Bypass Facet Bot Blocker blocks

Allow users to bypass the blocking mechanism entirely. Requests from users with this permission will never be blocked regardless of how many facet parameters they contain. Useful for authenticated editors or administrators who may legitimately use deep faceted filtering.

Troubleshooting 4
Dashboard shows 0 blocked/allowed requests even though the module is enabled

The metrics tracking requires either Memcache or Redis module to be installed. Without these modules, the dashboard cannot persist request counters between page loads. Install either drupal/memcache or drupal/redis module to enable metrics tracking.

Legitimate users are being blocked when using faceted search

Increase the facet parameter limit in the module settings. Analyze your site's legitimate faceted search usage to determine the maximum number of simultaneous facet filters users typically apply, then set the limit slightly above that number.

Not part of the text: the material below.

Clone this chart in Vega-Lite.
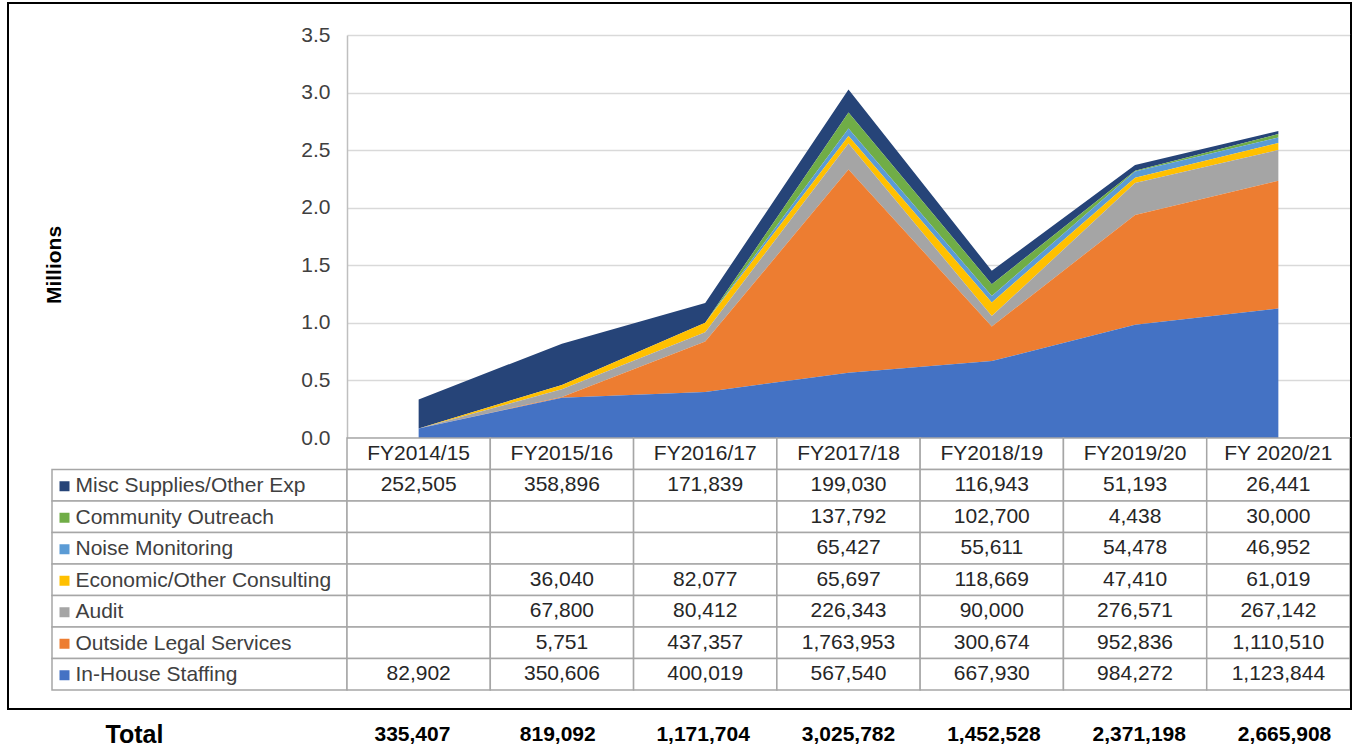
{
  "$schema": "https://vega.github.io/schema/vega-lite/v6.json",
  "padding": {"left": 7, "top": 2, "right": 0, "bottom": 0},
  "background": "white",
  "config": {
    "view": {"stroke": null},
    "font": "Liberation Sans",
    "text": {"font": "Liberation Sans"}
  },
  "datasets": {
    "costs": [
      {"fy": "FY2014/15", "category": "Misc Supplies/Other Exp", "amount": 252505},
      {"fy": "FY2015/16", "category": "Misc Supplies/Other Exp", "amount": 358896},
      {"fy": "FY2016/17", "category": "Misc Supplies/Other Exp", "amount": 171839},
      {"fy": "FY2017/18", "category": "Misc Supplies/Other Exp", "amount": 199030},
      {"fy": "FY2018/19", "category": "Misc Supplies/Other Exp", "amount": 116943},
      {"fy": "FY2019/20", "category": "Misc Supplies/Other Exp", "amount": 51193},
      {"fy": "FY 2020/21", "category": "Misc Supplies/Other Exp", "amount": 26441},
      {"fy": "FY2014/15", "category": "Community Outreach", "amount": 0},
      {"fy": "FY2015/16", "category": "Community Outreach", "amount": 0},
      {"fy": "FY2016/17", "category": "Community Outreach", "amount": 0},
      {"fy": "FY2017/18", "category": "Community Outreach", "amount": 137792},
      {"fy": "FY2018/19", "category": "Community Outreach", "amount": 102700},
      {"fy": "FY2019/20", "category": "Community Outreach", "amount": 4438},
      {"fy": "FY 2020/21", "category": "Community Outreach", "amount": 30000},
      {"fy": "FY2014/15", "category": "Noise Monitoring", "amount": 0},
      {"fy": "FY2015/16", "category": "Noise Monitoring", "amount": 0},
      {"fy": "FY2016/17", "category": "Noise Monitoring", "amount": 0},
      {"fy": "FY2017/18", "category": "Noise Monitoring", "amount": 65427},
      {"fy": "FY2018/19", "category": "Noise Monitoring", "amount": 55611},
      {"fy": "FY2019/20", "category": "Noise Monitoring", "amount": 54478},
      {"fy": "FY 2020/21", "category": "Noise Monitoring", "amount": 46952},
      {"fy": "FY2014/15", "category": "Economic/Other Consulting", "amount": 0},
      {"fy": "FY2015/16", "category": "Economic/Other Consulting", "amount": 36040},
      {"fy": "FY2016/17", "category": "Economic/Other Consulting", "amount": 82077},
      {"fy": "FY2017/18", "category": "Economic/Other Consulting", "amount": 65697},
      {"fy": "FY2018/19", "category": "Economic/Other Consulting", "amount": 118669},
      {"fy": "FY2019/20", "category": "Economic/Other Consulting", "amount": 47410},
      {"fy": "FY 2020/21", "category": "Economic/Other Consulting", "amount": 61019},
      {"fy": "FY2014/15", "category": "Audit", "amount": 0},
      {"fy": "FY2015/16", "category": "Audit", "amount": 67800},
      {"fy": "FY2016/17", "category": "Audit", "amount": 80412},
      {"fy": "FY2017/18", "category": "Audit", "amount": 226343},
      {"fy": "FY2018/19", "category": "Audit", "amount": 90000},
      {"fy": "FY2019/20", "category": "Audit", "amount": 276571},
      {"fy": "FY 2020/21", "category": "Audit", "amount": 267142},
      {"fy": "FY2014/15", "category": "Outside Legal Services", "amount": 0},
      {"fy": "FY2015/16", "category": "Outside Legal Services", "amount": 5751},
      {"fy": "FY2016/17", "category": "Outside Legal Services", "amount": 437357},
      {"fy": "FY2017/18", "category": "Outside Legal Services", "amount": 1763953},
      {"fy": "FY2018/19", "category": "Outside Legal Services", "amount": 300674},
      {"fy": "FY2019/20", "category": "Outside Legal Services", "amount": 952836},
      {"fy": "FY 2020/21", "category": "Outside Legal Services", "amount": 1110510},
      {"fy": "FY2014/15", "category": "In-House Staffing", "amount": 82902},
      {"fy": "FY2015/16", "category": "In-House Staffing", "amount": 350606},
      {"fy": "FY2016/17", "category": "In-House Staffing", "amount": 400019},
      {"fy": "FY2017/18", "category": "In-House Staffing", "amount": 567540},
      {"fy": "FY2018/19", "category": "In-House Staffing", "amount": 667930},
      {"fy": "FY2019/20", "category": "In-House Staffing", "amount": 984272},
      {"fy": "FY 2020/21", "category": "In-House Staffing", "amount": 1123844}
    ],
    "totals": [
      {"fy": "FY2014/15", "total": 335407},
      {"fy": "FY2015/16", "total": 819092},
      {"fy": "FY2016/17", "total": 1171704},
      {"fy": "FY2017/18", "total": 3025782},
      {"fy": "FY2018/19", "total": 1452528},
      {"fy": "FY2019/20", "total": 2371198},
      {"fy": "FY 2020/21", "total": 2665908}
    ]
  },
  "bounds": "flush",
  "spacing": 0,
  "align": "each",
  "columns": 5,
  "concat": [
    {"width": 2, "height": 2, "data": {"values": [{}]}, "mark": {"type": "rect", "color": "#000000"}, "encoding": {}},
    {"width": 43, "height": 2, "data": {"values": [{}]}, "mark": {"type": "rect", "color": "#000000"}, "encoding": {}},
    {"width": 295, "height": 2, "data": {"values": [{}]}, "mark": {"type": "rect", "color": "#000000"}, "encoding": {}},
    {"width": 1003, "height": 2, "data": {"values": [{}]}, "mark": {"type": "rect", "color": "#000000"}, "encoding": {}},
    {"width": 2, "height": 2, "data": {"values": [{}]}, "mark": {"type": "rect", "color": "#000000"}, "encoding": {}},

    {"width": 2, "height": 31, "data": {"values": [{}]}, "mark": {"type": "rect", "color": "#000000"}, "encoding": {}},
    {"width": 43, "height": 31, "data": {"values": []}, "mark": "rect", "encoding": {}},
    {"width": 295, "height": 31, "data": {"values": []}, "mark": "rect", "encoding": {}},
    {"width": 1003, "height": 31, "data": {"values": []}, "mark": "rect", "encoding": {}},
    {"width": 2, "height": 31, "data": {"values": [{}]}, "mark": {"type": "rect", "color": "#000000"}, "encoding": {}},

    {"width": 2, "height": 403, "data": {"values": [{}]}, "mark": {"type": "rect", "color": "#000000"}, "encoding": {}},
    {"width": 43, "height": 403, "data": {"values": []}, "mark": "rect", "encoding": {}},
    {"width": 295, "height": 403, "data": {"values": []}, "mark": "rect", "encoding": {}},
    {
      "width": 1003,
      "height": 403,
      "data": {"name": "costs"},
      "transform": [
        {"calculate": "indexof(['In-House Staffing','Outside Legal Services','Audit','Economic/Other Consulting','Noise Monitoring','Community Outreach','Misc Supplies/Other Exp'], datum.category)", "as": "stackKey"}
      ],
      "mark": {"type": "area", "interpolate": "linear"},
      "encoding": {
        "x": {
          "field": "fy",
          "type": "ordinal",
          "scale": {"type": "point", "padding": 0.5, "domain": ["FY2014/15", "FY2015/16", "FY2016/17", "FY2017/18", "FY2018/19", "FY2019/20", "FY 2020/21"]},
          "axis": null
        },
        "y": {
          "field": "amount",
          "type": "quantitative",
          "stack": "zero",
          "scale": {"domain": [0, 3500000], "nice": false},
          "axis": {
            "values": [0, 500000, 1000000, 1500000, 2000000, 2500000, 3000000, 3500000],
            "labelExpr": "format(datum.value / 1000000, '.1f')",
            "labelFontSize": 21,
            "labelColor": "#404040",
            "labelPadding": 17,
            "ticks": false,
            "domain": true,
            "domainColor": "#bfbfbf",
            "domainWidth": 1.5,
            "grid": true,
            "gridColor": "#d9d9d9",
            "gridWidth": 1.5,
            "title": "Millions",
            "titleFontSize": 21,
            "titleFontWeight": "bold",
            "titleColor": "#000000",
            "titleX": -283,
            "titleY": 229.5
          }
        },
        "color": {
          "field": "category",
          "type": "nominal",
          "scale": {
            "domain": ["Misc Supplies/Other Exp", "Community Outreach", "Noise Monitoring", "Economic/Other Consulting", "Audit", "Outside Legal Services", "In-House Staffing"],
            "range": ["#264478", "#70AD47", "#5B9BD5", "#FFC000", "#A5A5A5", "#ED7D31", "#4472C4"]
          },
          "legend": {
            "orient": "none",
            "legendX": 47,
            "legendY": 473.75,
            "title": null,
            "direction": "vertical",
            "symbolType": "square",
            "symbolSize": 100,
            "symbolStrokeWidth": 0,
            "labelFontSize": 21,
            "labelFont": "Liberation Sans",
            "labelColor": "#404040",
            "labelOffset": 0.5,
            "labelLimit": 400,
            "rowPadding": 9.5,
            "padding": 0
          }
        },
        "order": {"field": "stackKey", "type": "quantitative", "sort": "ascending"}
      }
    },
    {"width": 2, "height": 403, "data": {"values": [{}]}, "mark": {"type": "rect", "color": "#000000"}, "encoding": {}},

    {"width": 2, "height": 252, "data": {"values": [{}]}, "mark": {"type": "rect", "color": "#000000"}, "encoding": {}},
    {"width": 43, "height": 252, "data": {"values": []}, "mark": "rect", "encoding": {}},
    {
      "width": 295,
      "height": 252,
      "data": {"name": "costs"},
      "transform": [{"filter": "datum.fy === 'FY2014/15'"}],
      "mark": {"type": "rect", "fill": "white", "stroke": "#a6a6a6", "strokeWidth": 1.5},
      "encoding": {
        "y": {
          "field": "category",
          "type": "nominal",
          "scale": {"domain": ["hdr", "Misc Supplies/Other Exp", "Community Outreach", "Noise Monitoring", "Economic/Other Consulting", "Audit", "Outside Legal Services", "In-House Staffing"], "paddingInner": 0, "paddingOuter": 0},
          "axis": null
        }
      }
    },
    {
      "width": 1003,
      "height": 252,
      "encoding": {
        "x": {
          "field": "fy",
          "type": "nominal",
          "scale": {"domain": ["FY2014/15", "FY2015/16", "FY2016/17", "FY2017/18", "FY2018/19", "FY2019/20", "FY 2020/21"], "paddingInner": 0, "paddingOuter": 0},
          "axis": null
        }
      },
      "layer": [
        {
          "data": {"name": "totals"},
          "mark": {"type": "rect", "fill": "white", "stroke": "#a6a6a6", "strokeWidth": 1.5},
          "encoding": {
            "y": {"datum": "hdr", "type": "nominal", "scale": {"domain": ["hdr", "Misc Supplies/Other Exp", "Community Outreach", "Noise Monitoring", "Economic/Other Consulting", "Audit", "Outside Legal Services", "In-House Staffing"], "paddingInner": 0, "paddingOuter": 0}, "axis": null}
          }
        },
        {
          "data": {"name": "totals"},
          "mark": {"type": "text", "fontSize": 21, "color": "#262626", "align": "center", "baseline": "middle"},
          "encoding": {
            "y": {"datum": "hdr", "type": "nominal"},
            "text": {"field": "fy", "type": "nominal"}
          }
        },
        {
          "data": {"name": "costs"},
          "mark": {"type": "rect", "fill": "white", "stroke": "#a6a6a6", "strokeWidth": 1.5},
          "encoding": {
            "y": {"field": "category", "type": "nominal"}
          }
        },
        {
          "data": {"name": "costs"},
          "transform": [{"filter": "datum.amount > 0"}],
          "mark": {"type": "text", "fontSize": 21, "color": "#262626", "align": "center", "baseline": "middle"},
          "encoding": {
            "y": {"field": "category", "type": "nominal"},
            "text": {"field": "amount", "type": "quantitative", "format": ","}
          }
        }
      ]
    },
    {"width": 2, "height": 252, "data": {"values": [{}]}, "mark": {"type": "rect", "color": "#000000"}, "encoding": {}},

    {"width": 2, "height": 18, "data": {"values": [{}]}, "mark": {"type": "rect", "color": "#000000"}, "encoding": {}},
    {"width": 43, "height": 18, "data": {"values": []}, "mark": "rect", "encoding": {}},
    {"width": 295, "height": 18, "data": {"values": []}, "mark": "rect", "encoding": {}},
    {"width": 1003, "height": 18, "data": {"values": []}, "mark": "rect", "encoding": {}},
    {"width": 2, "height": 18, "data": {"values": [{}]}, "mark": {"type": "rect", "color": "#000000"}, "encoding": {}},

    {"width": 2, "height": 2, "data": {"values": [{}]}, "mark": {"type": "rect", "color": "#000000"}, "encoding": {}},
    {"width": 43, "height": 2, "data": {"values": [{}]}, "mark": {"type": "rect", "color": "#000000"}, "encoding": {}},
    {"width": 295, "height": 2, "data": {"values": [{}]}, "mark": {"type": "rect", "color": "#000000"}, "encoding": {}},
    {"width": 1003, "height": 2, "data": {"values": [{}]}, "mark": {"type": "rect", "color": "#000000"}, "encoding": {}},
    {"width": 2, "height": 2, "data": {"values": [{}]}, "mark": {"type": "rect", "color": "#000000"}, "encoding": {}},

    {"width": 2, "height": 36, "data": {"values": []}, "mark": "rect", "encoding": {}},
    {"width": 43, "height": 36, "data": {"values": []}, "mark": "rect", "encoding": {}},
    {"width": 295, "height": 36, "data": {"values": []}, "mark": "rect", "encoding": {}},
    {
      "width": 1003,
      "height": 36,
      "data": {"name": "totals"},
      "mark": {"type": "text", "fontSize": 21, "fontWeight": "bold", "color": "#000000", "align": "center", "baseline": "middle"},
      "encoding": {
        "x": {
          "field": "fy",
          "type": "nominal",
          "scale": {"type": "point", "padding": 0.45, "align": 0.5, "domain": ["FY2014/15", "FY2015/16", "FY2016/17", "FY2017/18", "FY2018/19", "FY2019/20", "FY 2020/21"]},
          "axis": null
        },
        "y": {
          "datum": "Total",
          "type": "nominal",
          "scale": {"type": "point", "align": 0.694},
          "axis": {
            "orient": "left",
            "ticks": false,
            "tickSize": 0,
            "domain": false,
            "labelAlign": "left",
            "labelPadding": 242,
            "labelFontSize": 25,
            "labelFontWeight": "bold",
            "labelColor": "#000000",
            "title": null
          }
        },
        "text": {"field": "total", "type": "quantitative", "format": ","}
      }
    },
    {"width": 2, "height": 36, "data": {"values": []}, "mark": "rect", "encoding": {}}
  ]
}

Blocked requests are still appearing in server access logs

This is expected behavior. The module blocks requests after the web server has logged the request but before Drupal fully processes it. The module prevents database queries and content rendering, not the initial HTTP connection.

Configuration changes are not taking effect immediately

When using Memcache or Redis, configuration values are cached. Clear the Drupal cache (drush cr) after making configuration changes to ensure new values are used.

Security Notes 3
  • The 'administer facet bot blocker' permission is marked as restricted and should only be granted to trusted administrators, as it controls security-relevant blocking behavior.
  • The custom blocked message field accepts HTML content - ensure only trusted administrators can modify this setting to prevent XSS vulnerabilities.
  • The module logs blocked IP addresses in the cache - be aware of data retention policies if storing this information long-term.